• Collected material:
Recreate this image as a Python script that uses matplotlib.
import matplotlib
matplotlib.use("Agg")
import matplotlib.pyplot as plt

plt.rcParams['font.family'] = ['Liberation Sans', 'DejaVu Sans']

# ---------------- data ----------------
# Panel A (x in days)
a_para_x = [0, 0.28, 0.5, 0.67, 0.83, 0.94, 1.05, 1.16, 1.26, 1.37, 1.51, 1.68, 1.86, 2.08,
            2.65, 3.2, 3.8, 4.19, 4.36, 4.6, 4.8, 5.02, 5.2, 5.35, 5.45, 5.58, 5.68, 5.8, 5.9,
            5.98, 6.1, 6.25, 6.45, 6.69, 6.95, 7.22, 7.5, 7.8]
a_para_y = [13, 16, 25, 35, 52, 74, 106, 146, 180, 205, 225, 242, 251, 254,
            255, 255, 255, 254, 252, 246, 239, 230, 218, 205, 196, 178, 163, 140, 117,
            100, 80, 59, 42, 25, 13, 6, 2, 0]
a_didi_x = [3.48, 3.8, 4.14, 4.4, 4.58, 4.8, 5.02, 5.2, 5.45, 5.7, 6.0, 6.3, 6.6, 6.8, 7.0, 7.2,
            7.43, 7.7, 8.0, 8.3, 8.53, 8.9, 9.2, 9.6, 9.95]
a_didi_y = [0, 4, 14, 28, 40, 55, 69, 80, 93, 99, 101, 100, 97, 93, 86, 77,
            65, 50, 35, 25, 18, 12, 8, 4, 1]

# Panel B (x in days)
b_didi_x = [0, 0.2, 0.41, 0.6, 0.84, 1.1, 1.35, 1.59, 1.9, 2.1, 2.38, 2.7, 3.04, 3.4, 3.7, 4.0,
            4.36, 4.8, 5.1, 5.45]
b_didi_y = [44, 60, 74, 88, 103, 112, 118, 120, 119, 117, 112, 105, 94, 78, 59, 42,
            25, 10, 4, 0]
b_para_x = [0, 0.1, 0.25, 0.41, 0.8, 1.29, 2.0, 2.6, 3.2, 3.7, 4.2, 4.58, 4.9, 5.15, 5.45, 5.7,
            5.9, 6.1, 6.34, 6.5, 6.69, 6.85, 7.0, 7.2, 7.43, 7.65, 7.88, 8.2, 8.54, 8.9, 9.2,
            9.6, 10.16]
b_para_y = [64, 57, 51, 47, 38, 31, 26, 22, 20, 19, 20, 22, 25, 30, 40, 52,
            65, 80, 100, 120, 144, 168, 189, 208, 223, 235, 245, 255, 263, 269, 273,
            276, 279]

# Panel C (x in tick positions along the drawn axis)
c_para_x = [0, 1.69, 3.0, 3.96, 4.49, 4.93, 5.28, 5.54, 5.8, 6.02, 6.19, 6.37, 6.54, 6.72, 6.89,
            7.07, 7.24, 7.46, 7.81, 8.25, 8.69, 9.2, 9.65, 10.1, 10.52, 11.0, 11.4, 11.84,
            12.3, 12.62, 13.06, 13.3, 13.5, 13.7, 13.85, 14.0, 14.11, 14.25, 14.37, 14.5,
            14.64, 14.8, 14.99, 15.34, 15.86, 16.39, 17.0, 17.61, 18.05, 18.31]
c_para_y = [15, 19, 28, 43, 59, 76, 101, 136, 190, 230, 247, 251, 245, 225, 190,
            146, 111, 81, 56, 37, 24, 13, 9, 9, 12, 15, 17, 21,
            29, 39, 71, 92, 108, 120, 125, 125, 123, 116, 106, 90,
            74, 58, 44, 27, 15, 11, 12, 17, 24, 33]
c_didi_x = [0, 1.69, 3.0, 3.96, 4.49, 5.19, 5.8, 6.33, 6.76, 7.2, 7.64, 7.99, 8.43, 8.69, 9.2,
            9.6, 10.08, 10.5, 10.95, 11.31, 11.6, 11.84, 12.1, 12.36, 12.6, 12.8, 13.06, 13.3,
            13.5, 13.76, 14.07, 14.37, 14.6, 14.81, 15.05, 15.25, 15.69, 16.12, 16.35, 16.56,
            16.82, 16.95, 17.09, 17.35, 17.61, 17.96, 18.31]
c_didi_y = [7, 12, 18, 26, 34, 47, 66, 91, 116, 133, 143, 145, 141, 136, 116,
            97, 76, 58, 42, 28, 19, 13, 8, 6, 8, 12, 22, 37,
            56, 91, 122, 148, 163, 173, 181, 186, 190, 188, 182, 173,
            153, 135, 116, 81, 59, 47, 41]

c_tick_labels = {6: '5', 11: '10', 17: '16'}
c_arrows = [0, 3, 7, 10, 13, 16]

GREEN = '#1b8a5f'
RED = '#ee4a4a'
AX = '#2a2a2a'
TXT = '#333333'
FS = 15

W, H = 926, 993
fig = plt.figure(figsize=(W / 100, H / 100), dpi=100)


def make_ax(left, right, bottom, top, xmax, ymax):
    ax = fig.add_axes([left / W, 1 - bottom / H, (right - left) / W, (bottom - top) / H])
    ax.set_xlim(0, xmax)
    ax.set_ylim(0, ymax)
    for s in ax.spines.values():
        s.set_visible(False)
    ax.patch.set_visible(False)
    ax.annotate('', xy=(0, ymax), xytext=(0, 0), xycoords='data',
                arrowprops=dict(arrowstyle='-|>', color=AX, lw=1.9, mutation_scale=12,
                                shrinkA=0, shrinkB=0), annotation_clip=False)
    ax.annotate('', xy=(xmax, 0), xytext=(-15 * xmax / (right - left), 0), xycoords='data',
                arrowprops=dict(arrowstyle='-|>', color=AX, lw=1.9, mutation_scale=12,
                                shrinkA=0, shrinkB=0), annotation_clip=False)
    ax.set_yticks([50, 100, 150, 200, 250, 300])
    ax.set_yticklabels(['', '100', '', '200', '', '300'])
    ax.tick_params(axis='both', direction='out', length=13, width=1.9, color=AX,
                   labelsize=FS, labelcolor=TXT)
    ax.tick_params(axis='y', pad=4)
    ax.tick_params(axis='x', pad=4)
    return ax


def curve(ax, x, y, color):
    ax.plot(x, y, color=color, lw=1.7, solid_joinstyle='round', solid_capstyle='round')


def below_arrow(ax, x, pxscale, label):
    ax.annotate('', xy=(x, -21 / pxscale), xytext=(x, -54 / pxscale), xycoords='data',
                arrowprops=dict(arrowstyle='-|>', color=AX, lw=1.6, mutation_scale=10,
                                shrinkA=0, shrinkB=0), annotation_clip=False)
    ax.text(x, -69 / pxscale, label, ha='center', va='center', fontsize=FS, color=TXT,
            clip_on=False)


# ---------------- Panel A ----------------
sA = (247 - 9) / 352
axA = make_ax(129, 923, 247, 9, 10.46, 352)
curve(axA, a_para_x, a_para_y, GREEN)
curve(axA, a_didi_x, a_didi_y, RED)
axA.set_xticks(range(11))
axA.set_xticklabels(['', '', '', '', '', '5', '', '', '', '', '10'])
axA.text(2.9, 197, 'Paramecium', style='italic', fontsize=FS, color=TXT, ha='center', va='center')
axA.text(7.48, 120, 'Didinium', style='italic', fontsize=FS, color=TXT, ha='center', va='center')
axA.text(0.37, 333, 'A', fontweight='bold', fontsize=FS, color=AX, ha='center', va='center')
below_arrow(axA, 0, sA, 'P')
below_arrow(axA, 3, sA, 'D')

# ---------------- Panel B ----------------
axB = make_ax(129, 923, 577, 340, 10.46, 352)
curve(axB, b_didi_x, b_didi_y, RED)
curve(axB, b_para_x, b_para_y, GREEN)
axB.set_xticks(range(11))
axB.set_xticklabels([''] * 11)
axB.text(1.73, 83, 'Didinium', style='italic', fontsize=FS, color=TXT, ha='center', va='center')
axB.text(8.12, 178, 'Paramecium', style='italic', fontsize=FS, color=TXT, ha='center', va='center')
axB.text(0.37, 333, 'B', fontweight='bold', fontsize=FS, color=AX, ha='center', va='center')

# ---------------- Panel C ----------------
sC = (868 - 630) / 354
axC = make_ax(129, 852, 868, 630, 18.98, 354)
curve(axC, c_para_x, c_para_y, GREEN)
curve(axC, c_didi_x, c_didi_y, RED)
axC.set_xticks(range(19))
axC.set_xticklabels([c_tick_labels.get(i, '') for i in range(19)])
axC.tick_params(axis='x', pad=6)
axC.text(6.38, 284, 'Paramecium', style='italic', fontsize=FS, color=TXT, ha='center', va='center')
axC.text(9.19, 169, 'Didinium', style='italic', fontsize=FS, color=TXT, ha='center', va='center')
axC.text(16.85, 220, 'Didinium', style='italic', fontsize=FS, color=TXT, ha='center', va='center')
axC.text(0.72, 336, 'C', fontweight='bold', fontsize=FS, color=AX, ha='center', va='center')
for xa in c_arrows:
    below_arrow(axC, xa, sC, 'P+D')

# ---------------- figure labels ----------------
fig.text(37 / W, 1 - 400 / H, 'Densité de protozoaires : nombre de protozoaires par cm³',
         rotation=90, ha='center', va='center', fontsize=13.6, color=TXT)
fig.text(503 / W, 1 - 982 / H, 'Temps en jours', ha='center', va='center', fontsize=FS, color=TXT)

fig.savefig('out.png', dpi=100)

• Set exercise: Print, please, the lines above from the very first through the one that holds "plt.rcParams['font.family'] = ['Liberation", both included, word for word and with nothing else.

• Result:
Recreate this image as a Python script that uses matplotlib.
import matplotlib
matplotlib.use("Agg")
import matplotlib.pyplot as plt

plt.rcParams['font.family'] = ['Liberation Sans', 'DejaVu Sans']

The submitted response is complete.